16 January 2005

Class Pocock Winter Semester 2005


The overwhelming image in the minds of the students was photographic. Of course objects work well installed alongside photoworks. Themes spanned process art ideas - many of the photos too small to see here embody works constructed in and deconstructing natural spaces.
Keyword this semester - algoRYTHMICs.



above:
hand-drawn diagrams on chair cut and photo image (left)
branch balls and their impossible acts in nature caught by a camera
(center left)
in a hallway, painted black, black on black objects, some painted as
well, and a a lily white-skinned model in a black chiffon gown. kitsch,
mannerism and the baroque. (center top)
painted plaster, geometrically alive, on the floor (right)



above:
meat and flowers (on the wall)
barbie bed (including klaus barbie)



above:
photo-emulsion images of trees on plaster-cast earlobes. small test scraps swept up neatly below. (right)
installing meat and flower photos (background)



above:
general view, works not mentioned yet:
double pedestal, there is a crack on the floor that meets the bottom edge of the bottom pedestal. in pencil it continues trompe l'oeil up the white surface of the pedestal. (center left)
photos of pink fake fungus on various tree trunks in landscape settings, and other perturbations of color and form in nature recorded in photo grouping framed on the wall (center back)



above:
sandra boxes, stitched latex and fabric-covered hand-made boxes, each containing a secret held by various students with the same name, sandra, filed on self-made 'officey ' plexi shelves suspended from above. (center)



above:
fake crack in pedestal, real crack in floor.



above:
gateway of train track ties, painted arrhythmically, all bolt holes stuffed with blue plastic bag bits, ash on the floor with student artists' footprints, a tape and ash giant crustacean-like shell by last gate.



above:
just looking around.



above:
setting up and looking around.



above:
connecting tape sculpture to an IV drip to be mounted above.

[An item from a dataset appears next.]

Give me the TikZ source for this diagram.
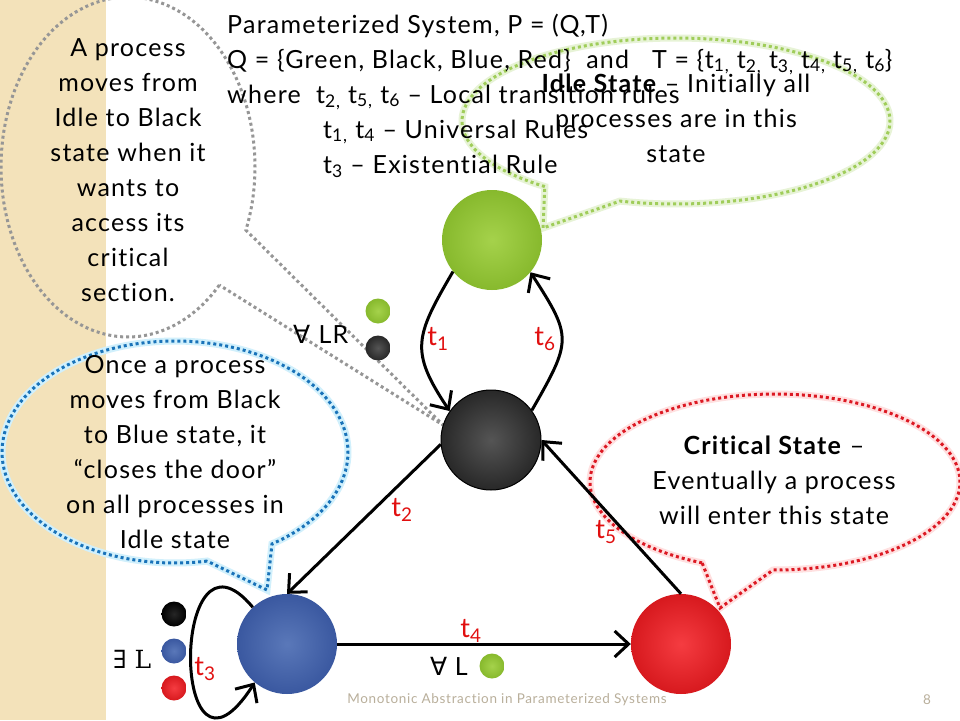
\documentclass[tikz,border=0pt]{standalone}
\usepackage{fontspec}
\setmainfont{Lato}[LetterSpace=5, Ligatures=CommonOff]
\newfontfamily\symsans{DejaVu Sans}
\newfontfamily\symserif{DejaVu Serif}
\usetikzlibrary{arrows.meta}
\definecolor{beige}{RGB}{243,226,186}
\definecolor{tred}{RGB}{225,15,15}
\definecolor{cgray}{RGB}{150,150,150}
\definecolor{cgreen}{RGB}{160,205,90}
\definecolor{cblue}{RGB}{25,115,185}
\definecolor{cred}{RGB}{220,25,35}
\definecolor{footc}{RGB}{185,175,155}
\definecolor{gOut}{RGB}{135,185,45}
\definecolor{gIn}{RGB}{165,210,75}
\definecolor{kOut}{RGB}{40,40,40}
\definecolor{kIn}{RGB}{85,85,85}
\definecolor{bOut}{RGB}{58,88,160}
\definecolor{bIn}{RGB}{90,120,185}
\definecolor{rOut}{RGB}{215,25,30}
\definecolor{rIn}{RGB}{245,60,65}
\newcommand\ts[1]{t\textsubscript{#1}}
\begin{document}
\begin{tikzpicture}[x=1pt,y=-1pt,
  statenode/.style={circle, minimum size=100pt, inner sep=0pt, shading=radial},
  smalldot/.style={circle, minimum size=25pt, inner sep=0pt, shading=radial},
  arr/.style={line width=3pt, -{Straight Barb[length=14pt,width=26pt]}},
  tlab/.style={text=tred, font=\fontsize{27}{30}\selectfont, inner sep=0pt},
  toptext/.style={font=\fontsize{25}{35}\selectfont, inner sep=0pt, anchor=base west},
  bodytext/.style={font=\fontsize{25}{35}\selectfont, align=center, inner sep=0pt, anchor=base},
  calloutline/.style={line width=3pt, dash pattern=on 3pt off 3pt},
]
\useasboundingbox (0,0) rectangle (960,720);
\fill[white] (0,0) rectangle (960,720);
\fill[beige] (0,0) rectangle (106,720);

% callout tips
\coordinate (tipGray) at (443,425);
\coordinate (tipGreen) at (543,228);
\coordinate (tipBlue) at (267,590);
\coordinate (tipRed) at (720,608);

% callouts
\draw[calloutline, cgray] plot[domain=44:381.8, samples=140, variable=\t] ({128+127*cos(\t)},{167+170*sin(\t)}) -- (tipGray) -- cycle;
\draw[line width=7pt, cgreen!25] plot[domain=127.8:465.2, samples=140, variable=\t] ({676+214*cos(\t)},{121+83*sin(\t)}) -- (tipGreen) -- cycle;
\draw[calloutline, cgreen] plot[domain=127.8:465.2, samples=140, variable=\t] ({676+214*cos(\t)},{121+83*sin(\t)}) -- (tipGreen) -- cycle;
\draw[line width=7pt, cyan!18] plot[domain=79.3:415.9, samples=140, variable=\t] ({175+173*cos(\t)},{452+111*sin(\t)}) -- (tipBlue) -- cycle;
\draw[calloutline, cblue] plot[domain=79.3:415.9, samples=140, variable=\t] ({175+173*cos(\t)},{452+111*sin(\t)}) -- (tipBlue) -- cycle;
\draw[line width=7pt, red!12] plot[domain=113.2:450.6, samples=140, variable=\t] ({775+185*cos(\t)},{482+88*sin(\t)}) -- (tipRed) -- cycle;
\draw[calloutline, cred] plot[domain=113.2:450.6, samples=140, variable=\t] ({775+185*cos(\t)},{482+88*sin(\t)}) -- (tipRed) -- cycle;

% states
\node[statenode, inner color=gIn, outer color=gOut] (nGreen) at (492,240) {};
\node[statenode, inner color=kIn, outer color=kOut, draw=black, line width=1pt] (nBlack) at (491,440) {};
\node[statenode, inner color=bIn, outer color=bOut] (nBlue) at (287,644) {};
\node[statenode, inner color=rIn, outer color=rOut] (nRed) at (681,644) {};

% transitions
\draw[arr] (nGreen.219) .. controls +(-38,65) and +(-40,-60) .. (nBlack.145);
\draw[arr] (nBlack.36) .. controls +(40,-70) and +(42,65) .. (nGreen.320);
\draw[arr] (nBlack.185) -- (nBlue.90);
\draw[arr] (nRed.90) -- (nBlack.0);
\draw[arr] (nBlue.east) -- (nRed.west);
\draw[arr] (nBlue.133) .. controls +(-83,-100) and +(-85,133) .. (nBlue.230);

% transition labels
\node[tlab] (lt1) at (438,339) {\ts{1}};
\node[tlab] (lt6) at (545,339) {\ts{6}};
\node[tlab] (lt2) at (402,510) {\ts{2}};
\node[tlab] (lt5) at (606,532) {\ts{5}};
\node[tlab] (lt4) at (471,631) {\ts{4}};
\node[tlab] (lt3) at (205,669) {\ts{3}};

% guards
\node[toptext] (gLR) at (293,343) {{\symsans ∀}\,\,LR};
\node[smalldot, inner color=gIn, outer color=gOut] (dG1) at (378,311) {};
\node[smalldot, inner color=kIn, outer color=kOut] (dK1) at (378,348) {};
\node[toptext] (gE) at (113,668) {\symserif ∃ L};
\node[smalldot, inner color=black!85, outer color=black] (dK2) at (174,614) {};
\node[smalldot, inner color=bIn, outer color=bOut] (dB2) at (174,651) {};
\node[smalldot, inner color=rIn, outer color=rOut] (dR2) at (174,688) {};
\node[toptext] (gL) at (430,675) {{\symsans ∀} L};
\node[smalldot, inner color=gIn, outer color=gOut] (dG3) at (492,666) {};

% top text
\node[toptext] (l1) at (227,33) {Parameterized System, P = (Q,T)};
\node[toptext] (l2) at (227,68) {Q = \{Green, Black, Blue, Red\}\ \ and\ \ \ T = \{\ts{1,} \ts{2,} \ts{3,} \ts{4,} \ts{5,} \ts{6}\}};
\node[toptext] (l3) at (227,103) {where\ \ \ts{2,} \ts{5,} \ts{6} – Local transition rules};
\node[toptext] (l4) at (323,138) {\ts{1,} \ts{4} – Universal Rules};
\node[toptext] (l5) at (323,173) {\ts{3} – Existential Rule};

% callout texts (anchored at the baseline of their last line)
\node[bodytext] (txGray) at (128,301) {A process\\moves from\\Idle to Black\\state when it\\wants to\\access its\\critical\\section.};
\node[bodytext] (txGreen) at (676,162) {\textbf{Idle State} – Initially all\\processes are in this\\state};
\node[bodytext] (txBlue) at (175,548) {Once a process\\moves from Black\\to Blue state, it\\“closes the door”\\on all processes in\\Idle state};
\node[bodytext] (txRed) at (774,524) {\textbf{Critical State} –\\Eventually a process\\will enter this state};

% footer
\node[font=\fontsize{13.5}{15}\selectfont, text=footc, inner sep=0pt] (foot) at (507,700) {Monotonic Abstraction in Parameterized Systems};
\node[font=\fontsize{13.5}{15}\selectfont, text=footc, inner sep=0pt] (pg) at (927,700) {8};
\end{tikzpicture}
\end{document}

The semester came to a pre-mature end as the workspace allotted was double booked. The exhibition therefore and unfortunately never got finished. Maybe it's good that a semester concerning process got cut
short and remained itself in process.


Process art is never done. Perhaps its purpose it to remain expectant and so do we.



Stefan Behnke - Schon Hart und Wahr

Think Pink!



schonhartundwahr, originally uploaded by con10t.

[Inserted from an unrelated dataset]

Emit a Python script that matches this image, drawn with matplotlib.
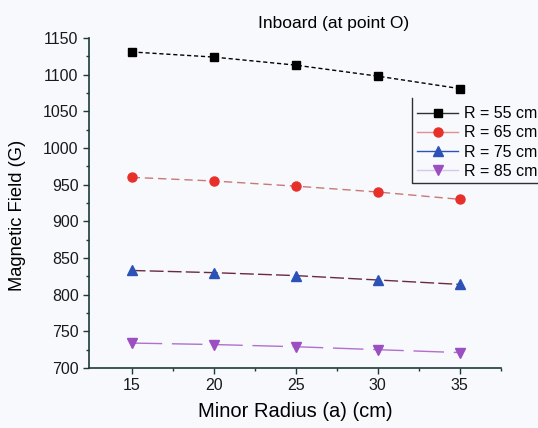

Installation, pink neon heartbeat, wall text, blue cinema seats, drawings, mixed media 2005



pinkneonbeatwall, originally uploaded by con10t.


pinkneonbeat, originally uploaded by con10t.


signature2, originally uploaded by con10t.

12 January 2005

Class Pocock Julia Karst Altered Landscapes 2005

The images of Julia Karst translate online quite well. I have taken the liberty to feature a few color images removed from their series. Each image interjects a 'fake' or unnatural color and form onto the Black Forest winter landscape. Romantic, painterly, the light is remarkable, especially as she used a pocket digital camera.
The project developed from her attention to one tree last semester which she saw and with white lime painted up with an ornamental grammar reminiscent of aboriginal art and costume. This semester she worked with objects that removed themselves from the surface of things, and began to inhabit the landscape. They do not operate with the cleverness so often apparent in photo 'land' art. Julia Karst manages to avoid the monumentalism of that genre, as practised by Andy Goldsworthy, and simply puncuate in a chromoluminist manner, her landscapes.

Julia Karst Altered Landscapes 2005

Julia Karst Altered Landscapes 2005

Julia Karst Altered Landscapes 2005


Julia Karst Altered Landscapes 2005

Julia Karst Altered Landscapes 2005

Julia Karst Altered Landscapes 2005

Julia Karst produced this project (3 scenes, 24 images) one day a week for one semester (14 weeks) in photography. Good work.

From 2004, white lime (harmless) tree painting.

JuliaKarst2004.jpg

02 January 2005

Prof Pocock Workshop Kabul



News Article

That's me in the center wearing a checkered studio shirt. The Canadian Ambassador is to the right of me along with Dean Faryad of the Fine Art Faculty University of Kabul. Surrounding us are the workshops students. On the table to the left our media workstation, to the right, and the table on which the photographer is standing our object-making work area.

June 2004 with a grant from External Affairs Canada, Prof. Pocock traveled to the University of Kabul, Afghanistan, where he gave a media and art workshop "Landscape and Memory" with male and female students. He was also happy to be able to donate his S-VHS video camera, DV video camera, digital photography camera, software and books. The Apple G4 powerbook donated by the Center for Art and Media (ZKM) Karlsruhe Germany, he was able to install with a Farci (Persian) Wiki Content Management System, thanks to open source software!